16 April 2025 – Algirdas Toleikis became fascinated by molecular motors during his postdoctoral work at Warwick University, and thanks to an EMBO Installation Grant now studies helicases in his own laboratory in Vilnius.
“I remember when I saw for the first time this purified molecule, which is just a protein, just one molecule, and you put it on a glass slide and you see that it actually moves! It knows its job and it does its thing although it’s a single molecule with no brain, nothing,” he says.
“I like imagining molecular motors as cars in a busy city, and to navigate the city you need to be quite intelligent. You need to know how to drive the car, you need to know what you’re doing on the road. By the same comparison when I think about molecular motors, that just blows my mind.”
Toleikis’ journey from postdoc to Group Leader included more than a year working as a computer programmer while applying for funding but his heart remained in research.
“Sometimes people want a less risky and permanent job without the hassles of the academic arena.

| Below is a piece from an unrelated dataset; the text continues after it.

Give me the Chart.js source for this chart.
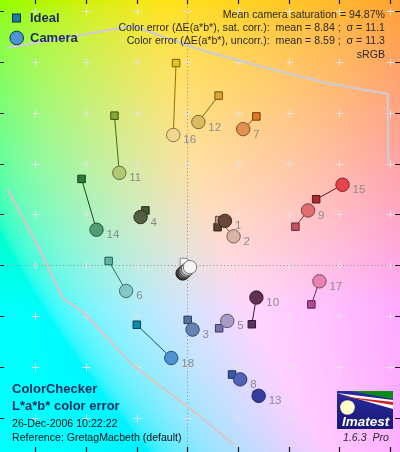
<!DOCTYPE html>
<html><head><meta charset="utf-8">
<style>html,body{margin:0;padding:0;background:#fff;overflow:hidden}canvas{display:block}</style>
<script src="https://cdn.jsdelivr.net/npm/chart.js@4.4.1/dist/chart.umd.min.js"></script>
</head><body>
<canvas id="c" width="400" height="452" style="width:400px;height:452px"></canvas>
<script>
// ---------- data ----------
const patchNumbers = [1,2,3,4,5,6,7,8,9,10,11,12,13,14,15,16,17,18];
const idealA  = [12.0,12.6, 0.2,-16.5,12.6,-31.0,27.3,17.7,42.7,25.5,-28.7,12.4,27.5,-41.7,50.9,-4.4,49.0,-19.9];
const idealB  = [15.0,17.8,-21.5,21.6,-24.8,  1.7,58.6,-43.0,15.2,-23.2,58.9,66.8,-51.0,34.0,26.0,79.6,-15.4,-23.4];
const cameraA = [14.9,18.3, 2.1,-18.4,15.8,-24.1,22.1,20.9,47.7,27.3,-26.8, 4.4,28.2,-35.8,61.3,-5.5,52.2, -6.3];
const cameraB = [17.5,11.4,-25.3,19.0,-21.9,-10.1,53.6,-44.9,21.6,-12.7,36.4,56.4,-51.4,14.0,31.7,51.3,-6.3,-36.5];
const idealColors  = ['#5e4232','#c29682','#5272a2','#48582f','#7474a8','#5fb5a5','#e07a22','#3d5aa6','#c05462','#5a3262','#86a834','#e0a32e','#383d96','#2f7a36','#b02a34','#e8c21e','#b24a92','#0c8aa8'];
const cameraColors = ['#6a4838','#dcb2a2','#6482b2','#4f5f3f','#aa9ac8','#82c6c8','#e2914f','#5262b8','#e06e70','#603252','#b2c872','#dabb62','#343ea0','#4e9e72','#e8424e','#f0d88e','#e882b0','#4e92d2'];
// neutral patches 24..19 (dark to white)
const neutralNumbers = [24,23,22,21,20,19];
const neutralIdealA = [-1.3,-1.3,-1.3,-1.3,-1.3,-1.3];
const neutralIdealB = [1.3,1.3,1.3,1.3,1.3,1.3];
const neutralCameraA = [-1.8,-1.4,-0.8,-0.3,0.3,1.1];
const neutralCameraB = [-3.2,-2.8,-2.4,-2.0,-1.4,-0.7];
const neutralColors = ['#3a3a3a','#585858','#7c7c7c','#a2a2a2','#cacaca','#f4f4f4'];
// sRGB gamut boundary
const gamutTopA = [-72,-70.9,-21.5,5.0,30.4,55.6,79.1,79.4];
const gamutTopB = [85.2,85.6,94.2,84.9,77.9,71.6,67.5,40.6];
const gamutLeftA = [-72,-70.9,-58.2,-49.3,-40.5,-21.5,5.0,18.3,22.1];
const gamutLeftB = [32.5,29.9,6.3,-12.7,-19.0,-39.3,-59.4,-70.5,-75.4];
// tick values
const aTicks = [-60,-40,-20,0,20,40,60,80];
const bTicks = [-60,-40,-20,0,20,40,60,80,100];
const infoLines = ['Mean camera saturation = 94.87%',
  'Color error (\u0394E(a*b*), sat. corr.):  mean = 8.84 ;  \u03c3 = 11.1',
  'Color error (\u0394E(a*b*), uncorr.):  mean = 8.59 ;  \u03c3 = 11.3',
  'sRGB'];

// ---------- helpers ----------
function shade(hex, f){
  const n = parseInt(hex.slice(1),16);
  const r = Math.round(((n>>16)&255)*f), g = Math.round(((n>>8)&255)*f), b = Math.round((n&255)*f);
  return 'rgb('+r+','+g+','+b+')';
}
function lab2rgb(L,a,b){
  const fy=(L+16)/116, fx=fy+a/500, fz=fy-b/200;
  const fi=t=> t>0.206893 ? t*t*t : (t-16/116)/7.787;
  const X=0.95047*fi(fx), Y=fi(fy), Z=1.08883*fi(fz);
  let r= 3.2406*X-1.5372*Y-0.4986*Z;
  let g=-0.9689*X+1.8758*Y+0.0415*Z;
  let bb=0.0557*X-0.2040*Y+1.0570*Z;
  const gm=v=>{v=Math.min(1,Math.max(0,v));return 255*(v<=0.0031308?12.92*v:1.055*Math.pow(v,1/2.4)-0.055);};
  return [gm(r),gm(g),gm(bb)];
}
const pts = (A,B)=>A.map((v,i)=>({x:v,y:B[i]}));

// ---------- datasets ----------
const datasets = [];
datasets.push({label:'circles',data:pts(cameraA,cameraB),pointStyle:'circle',pointRadius:6.7,
  backgroundColor:cameraColors,borderColor:cameraColors.map(c=>shade(c,0.55)),borderWidth:1,order:1});
datasets.push({label:'neutralCircles',data:pts(neutralCameraA,neutralCameraB),pointStyle:'circle',pointRadius:6.7,
  backgroundColor:neutralColors,borderColor:neutralColors.map(c=>shade(c,0.5)),borderWidth:1,order:2});
datasets.push({label:'squares',data:pts(idealA,idealB),pointStyle:'rect',pointRadius:5.3,
  backgroundColor:idealColors,borderColor:idealColors.map(c=>shade(c,0.5)),borderWidth:1,order:3});
datasets.push({label:'neutralSquares',data:pts(neutralIdealA.slice(-1),neutralIdealB.slice(-1)),pointStyle:'rect',pointRadius:5.3,
  backgroundColor:'#f6f6f6',borderColor:'#8a8a8a',borderWidth:1,order:4});
patchNumbers.forEach((n,i)=>{
  datasets.push({type:'line',label:'link'+n,data:[{x:idealA[i],y:idealB[i]},{x:cameraA[i],y:cameraB[i]}],
    borderColor:shade(idealColors[i],0.6),borderWidth:1,pointRadius:0,fill:false,order:5});
});
datasets.push({type:'line',label:'gamutTop',data:pts(gamutTopA,gamutTopB),borderColor:'#cfcbd0',borderWidth:2.2,pointRadius:0,fill:false,order:10});
datasets.push({type:'line',label:'gamutLeft',data:pts(gamutLeftA,gamutLeftB),borderColor:'#d6c8c8',borderWidth:2.2,pointRadius:0,fill:false,order:10});

// ---------- plugins ----------
const CHROMA = 0.84;
const bgPlugin = {
  id:'bg',
  beforeDatasetsDraw(chart){
    const ctx=chart.ctx, xs=chart.scales.x, ys=chart.scales.y;
    const W=chart.canvas.width, H=chart.canvas.height, dpr=chart.currentDevicePixelRatio||1;
    const img=ctx.createImageData(W,H);
    for(let py=0;py<H;py++){
      const b=ys.getValueForPixel((py+0.5)/dpr);
      for(let px=0;px<W;px++){
        const a=xs.getValueForPixel((px+0.5)/dpr);
        const c=lab2rgb(90,a*CHROMA,b*CHROMA); const k=4*(py*W+px);
        img.data[k]=c[0];img.data[k+1]=c[1];img.data[k+2]=c[2];img.data[k+3]=255;
      }
    }
    ctx.putImageData(img,0,0);
    ctx.save();
    // crosses
    ctx.strokeStyle='rgba(228,228,228,0.9)'; ctx.lineWidth=1;
    aTicks.forEach(a=>{ bTicks.forEach(b=>{
      const x=Math.round(xs.getPixelForValue(a))+0.5, y=Math.round(ys.getPixelForValue(b))+0.5;
      ctx.beginPath(); ctx.moveTo(x-4,y); ctx.lineTo(x+4,y); ctx.moveTo(x,y-4); ctx.lineTo(x,y+4); ctx.stroke();
    });});
    // dotted zero lines
    ctx.strokeStyle='#8f8f96'; ctx.setLineDash([1,2.5]);
    const x0=Math.round(xs.getPixelForValue(0))+0.5, y0=Math.round(ys.getPixelForValue(0))+0.5;
    ctx.beginPath(); ctx.moveTo(x0,0); ctx.lineTo(x0,452); ctx.moveTo(0,y0); ctx.lineTo(400,y0); ctx.stroke();
    ctx.setLineDash([]);
    // edge ticks
    ctx.strokeStyle='#1a1a1a'; ctx.lineWidth=1.2;
    aTicks.forEach(a=>{ const x=Math.round(xs.getPixelForValue(a))+0.5;
      ctx.beginPath(); ctx.moveTo(x,0); ctx.lineTo(x,4); ctx.moveTo(x,452); ctx.lineTo(x,447); ctx.stroke(); });
    bTicks.forEach(b=>{ const y=Math.round(ys.getPixelForValue(b))+0.5;
      ctx.beginPath(); ctx.moveTo(0,y); ctx.lineTo(4,y); ctx.moveTo(400,y); ctx.lineTo(395,y); ctx.stroke(); });
    ctx.restore();
  },
  afterDatasetsDraw(chart){
    const ctx=chart.ctx;
    ctx.save();
    // patch numbers
    const meta=chart.getDatasetMeta(0);
    ctx.font='11.5px "Liberation Sans", Arial, sans-serif'; ctx.fillStyle='#8a8a90'; ctx.textAlign='left'; ctx.textBaseline='alphabetic';
    meta.data.forEach((el,i)=>{ ctx.fillText(String(patchNumbers[i]), el.x+10, el.y+8.5); });
    // legend
    ctx.fillStyle='#1a7fa8'; ctx.strokeStyle='#0b2f4e'; ctx.lineWidth=1;
    ctx.fillRect(12.5,14,8,8); ctx.strokeRect(12.5,14,8,8);
    ctx.beginPath(); ctx.arc(16.7,38,6.8,0,Math.PI*2); ctx.fillStyle='#4a96d6'; ctx.fill(); ctx.strokeStyle='#12305a'; ctx.stroke();
    ctx.font='bold 13px "Liberation Sans", Arial, sans-serif'; ctx.fillStyle='#1b2c5c'; ctx.textBaseline='middle';
    ctx.fillText('Ideal',30,18.5); ctx.fillText('Camera',30,38.5);
    // info text
    ctx.textBaseline='alphabetic'; ctx.textAlign='right'; ctx.fillStyle='#2a2a2a';
    ctx.font='10.6px "Liberation Sans", Arial, sans-serif';
    infoLines.forEach((t,i)=>ctx.fillText(t,385,17.7+13.3*i));
    // bottom-left titles
    ctx.textAlign='left'; ctx.fillStyle='#1b2c5c'; ctx.font='bold 13px "Liberation Sans", Arial, sans-serif';
    ctx.fillText('ColorChecker',12,393.3); ctx.fillText('L*a*b* color error',12,410);
    ctx.fillStyle='#111'; ctx.font='10.6px "Liberation Sans", Arial, sans-serif';
    ctx.fillText('26-Dec-2006 10:22:22',12,427.3); ctx.fillText('Reference: GretagMacbeth (default)',12,440.7);
    // Imatest logo
    const lx=337, ly=391, lw=56, lh=38;
    const gr=ctx.createLinearGradient(lx,ly,lx,ly+lh); gr.addColorStop(0,'#2a2aa0'); gr.addColorStop(1,'#181878');
    ctx.fillStyle=gr; ctx.fillRect(lx,ly,lw,lh);
    ctx.beginPath(); ctx.moveTo(lx,ly+2); ctx.lineTo(lx+lw,ly+9); ctx.lineTo(lx+lw,ly+18); ctx.closePath(); ctx.fillStyle='#ffffff'; ctx.fill();
    ctx.beginPath(); ctx.moveTo(lx+2,ly+5); ctx.lineTo(lx+lw,ly+11); ctx.lineTo(lx+lw,ly+14); ctx.closePath(); ctx.fillStyle='#d02020'; ctx.fill();
    ctx.beginPath(); ctx.moveTo(lx+14,ly); ctx.lineTo(lx+lw,ly); ctx.lineTo(lx+lw,ly+8); ctx.closePath(); ctx.fillStyle='#0a8a1a'; ctx.fill();
    ctx.beginPath(); ctx.arc(lx+10.5,ly+16.5,7.3,0,Math.PI*2); ctx.fillStyle='#ffffc8'; ctx.fill();
    ctx.fillStyle='#ffffff'; ctx.font='italic bold 13.5px "Liberation Sans", Arial, sans-serif'; ctx.textAlign='left';
    ctx.fillText('Imatest',lx+5,ly+34.5);
    ctx.fillStyle='#2a2a2a'; ctx.font='italic 10.6px "Liberation Sans", Arial, sans-serif';
    ctx.fillText('1.6.3  Pro',343,440.7);
    ctx.restore();
  }
};

new Chart(document.getElementById('c'),{
  type:'scatter',
  data:{datasets},
  options:{
    responsive:false, animation:false,
    layout:{padding:0},
    plugins:{legend:{display:false},tooltip:{enabled:false},title:{display:false}},
    scales:{
      x:{type:'linear',min:-70.85,max:80.95,display:false},
      y:{type:'linear',min:-70.46,max:101.4,display:false}
    }
  },
  plugins:[bgPlugin]
});
</script>
</body></html>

But, oh God, it’s boring! I wanted to go back to this risky and adventurous world,” he says. His EMBO Installation Grant made the transition back to academia and has been “absolutely amazing”.
“The money is very flexible, which is completely opposite to the national grants in Lithuania,” Toleikis says, adding that his grant was helping change attitudes.
“Local administrators might say ‘you cannot do this or that’. Then I come back with my EMBO grant agreement and say ‘this is clearly written, I can do this’. So you keep pushing and suddenly it becomes possible,” he says. “These people are also learning to make things easier, more flexible and more efficient.”
Toleikis attended the EMBO Solutions lab leadership course and says the annual Installation Grantees’ meeting is an excellent learning and networking opportunity. He says he always intended to return to Lithuania, and his advice to current students is to also go abroad to explore different opportunities. “Learn something new, then bring it back home,” he says.